Here’s what traditional advertisers and brands don’t seem to understand: social media isn’t about pushing out messages or distributing amazing branded content or even about innovation in technology. It’s about human behavior. It’s about creating efficiencies in, and scaling, basic human behavior. Or, as Ted Rubin so aptly says, “Please, please remember… Social media is NOT about tools or technology, but about PEOPLE.”
To paraphrase “The Thank You Economy”, it’s a big world out there, but social media makes it a small town. And, you better mind your manners.
I named my blog “Reciprocity Theory” because it keeps me focused on the human intuition that powers social media: RECIPROCITY.
People inherently want to do business with people (and companies) that they enjoy doing business with. If you’re going to spend the vast majority of your time at work, don’t you want to spend that time with people you connect with? Same goes for consumers. They want to buy products and services from companies that they connect with – companies that value their customers and show it. Social media empowers brands to connect with their customers in a scalable, yet personal way.
Zappos is the pinnacle of reciprocity. They have built a billion dollar company by developing a culture focused on delivering happiness. They deliver happiness to their customers, sure. But, they deliver happiness to their employees and partners first. Every year, every employee and vendor gives their honest assessment of the company, and all those perspectives – good and bad – get published publicly in their culture book. The company truly listens to, and cares about, its people and partners, and that culture of caring – of delivering happiness – trickles down to Zappos’ customers. It’s a reciprocal effect of epic proportions. (Side note: if every business and marketing professional read Tony Hsieh‘s book, “Delivering Happiness: A Path to Profits, Passion and Purpose”, the world would be a better place…honestly).
I always say that small to mid-size companies are better structured than large companies to take full advantage of social media’s power. That’s because social is a real-time medium, and practicing social reciprocity means trusting and empowering your team to make decisions in the customers’ best interests, in real-time. That starts in the c-suite. It starts with the company’s visionary. Only s/he can decide to reinvent the company’s culture and make customer caring and innovation a priority, and hold his/her team accountable for developing that culture. That’s easier to do for the owner of a local coffee shop or president of a privately owned, boutique hotel group than it is for the CEO of a publicly owned, Fortune 500 company. But, that shouldn’t stop the latter from trying! Because the effects of social reciprocity are well worth the efforts.

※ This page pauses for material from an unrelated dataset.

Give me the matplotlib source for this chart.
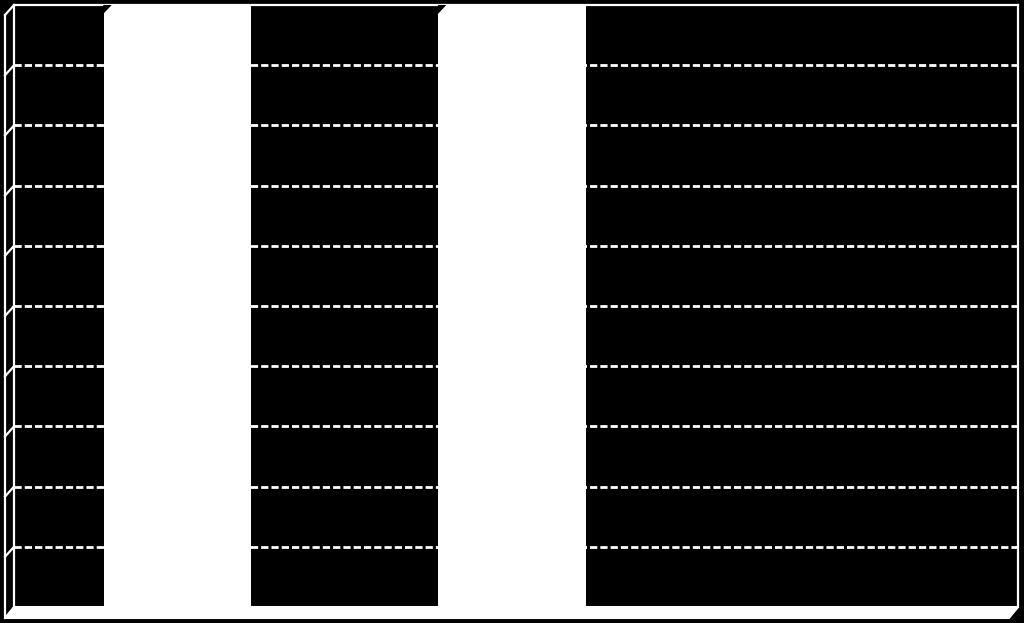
import matplotlib
matplotlib.use('Agg')
import matplotlib.pyplot as plt
from matplotlib.patches import Polygon

# Chart data (labels are black on black in the original, so not visible)
categories = ['Category 1', 'Category 2', 'Category 3']
values = [10, 10, 0]
y_ticks = list(range(0, 11))

W, H = 1024, 623
fig = plt.figure(figsize=(W / 100, H / 100), dpi=100, facecolor='black')

# back wall of the 3D chart
left, right, top, bottom = 14, 1018, 5, 607
ax = fig.add_axes([left / W, (H - bottom) / H, (right - left) / W, (bottom - top) / H])
ax.set_facecolor('black')

x = list(range(len(categories)))
bars = ax.bar(x, values, width=0.44, color='white', zorder=3)

ax.set_xlim(-0.488, len(categories) - 0.488)
ax.set_ylim(0, 10)
ax.set_yticks(y_ticks[1:-1])
ax.set_xticks(x)
ax.set_xticklabels(categories, color='black')
ax.tick_params(length=0, labelleft=False, labelbottom=False)
ax.set_axisbelow(True)
ax.grid(axis='y', color='white', linestyle=(0, (2.6, 1.1)), linewidth=2)
ax.grid(axis='x', visible=False)
for side in ['top', 'right', 'left']:
    ax.spines[side].set_color('white')
    ax.spines[side].set_linewidth(1.6)
ax.spines['bottom'].set_visible(False)

# overlay in pixel coordinates for the 3D wall and floor
ov = fig.add_axes([0, 0, 1, 1], zorder=5)
ov.set_xlim(0, W)
ov.set_ylim(H, 0)
ov.axis('off')
ov.patch.set_alpha(0)

depth_x, depth_y = 9, 11

# floor
ov.add_patch(Polygon([(left, bottom), (right, bottom), (right - depth_x, bottom + depth_y),
                      (left - depth_x, bottom + depth_y)], closed=True,
                     facecolor='white', edgecolor='white', lw=1.5))

# left wall outline and tick diagonals
ov.plot([left - depth_x, left - depth_x], [top + depth_y - 1, bottom + depth_y], color='white', lw=1.6)
for v in y_ticks[1:]:
    y = H - ax.transData.transform((0, v))[1]
    ov.plot([left - depth_x, left], [y + depth_y - 1, y], color='white', lw=1.6)

# bevel of the bar tops
for p in bars.patches:
    if p.get_height() <= 0:
        continue
    px, py = ax.transData.transform((p.get_x(), p.get_height()))
    py = H - py
    ov.add_patch(Polygon([(px - 0.5, py), (px + 8, py), (px - 0.5, py + 9)], closed=True,
                         facecolor='black', edgecolor='none'))

fig.savefig('out.png', dpi=100, facecolor='black')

I discussed the ROI and opportunities presented by participating in social media here. Ultimately it comes down to what Ted Rubin likes to call ROR (“Return on Relationship”). “Relationships ARE the new currency”, says Rubin – “honor them, invest in them, & reap the benefits!”
Social media isn’t so much an investment in money, as it is in time and relationships. Care about your customers. Develop a corporate culture that cares about its customers. Then, use social media to practice social reciprocity.